Getting Started

Dead, Beat, Dad - Part 1

Wow.

That about covers it.

It’s one of those things. People say that it’s the greatest, most rewarding moment of your life, and they’re right. But it’s hard to understand until it happens. There isn’t much to compare. Now that it’s started, it makes sense.

They also say it’s the most tiring. They’re right about that, too.

I also didn’t anticipate (but really should have) how much there is to learn. To keep track of. It can feel overwhelming, especially when so many of the answers start with “it depends.” Janice and I are taking notes, reviewing notes, revising after realizing that something on day one no longer applies on day four.

We’re getting the hang of feeding. The hospital gave us a handy dandy sheet to track the important bits, like frequency, for how long, from which side, the works. It’s complicated. Not the tracking, but keeping track of what we should do and when. Especially when the rules change day by day. Especially when this is our first time, and we’ll have forgotten by round two.
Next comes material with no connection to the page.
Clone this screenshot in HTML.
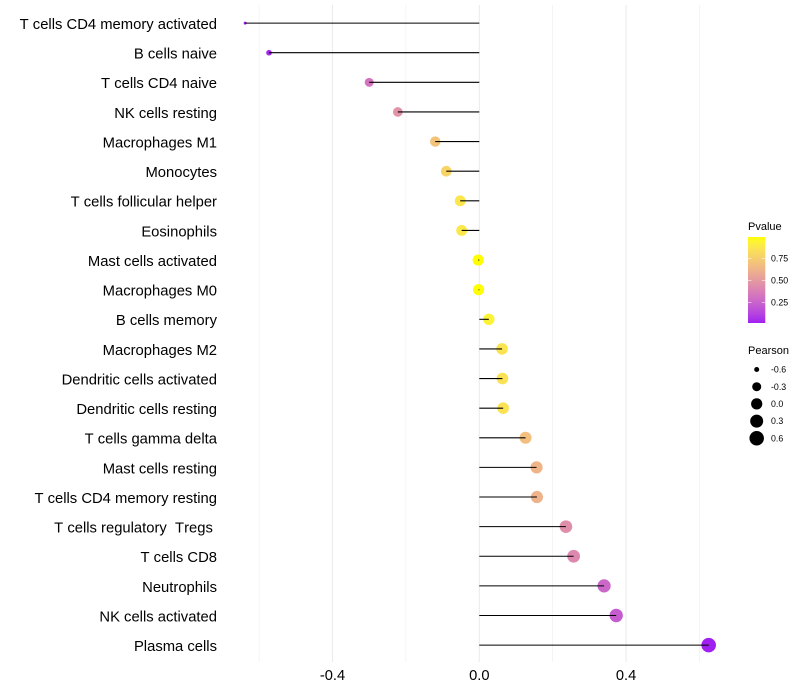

When I want to organize my thoughts, I write them down. When I want to better understand a system, I design its processes. It’s cathartic.

I think I want to do that here. APT 304 is piloting a new (for us) server-side rendered golang service architecture using templ to generate an htmx application with a generated repository layer using sqlc. It’s going well, and we’re seeing the benefits. Now that I’m comfortable with it day-to-day, I’d like to go back to square one and build a small project with fresh eyes.

Which is why I’m here writing. The paper feeding tracker works great. We’ll keep using it, but I’ll work through these new learnings as I siphon off some of the pressure in the software engineering side of my brain. I’ll track the progress here.

Getting started is the hardest part. I’m excited.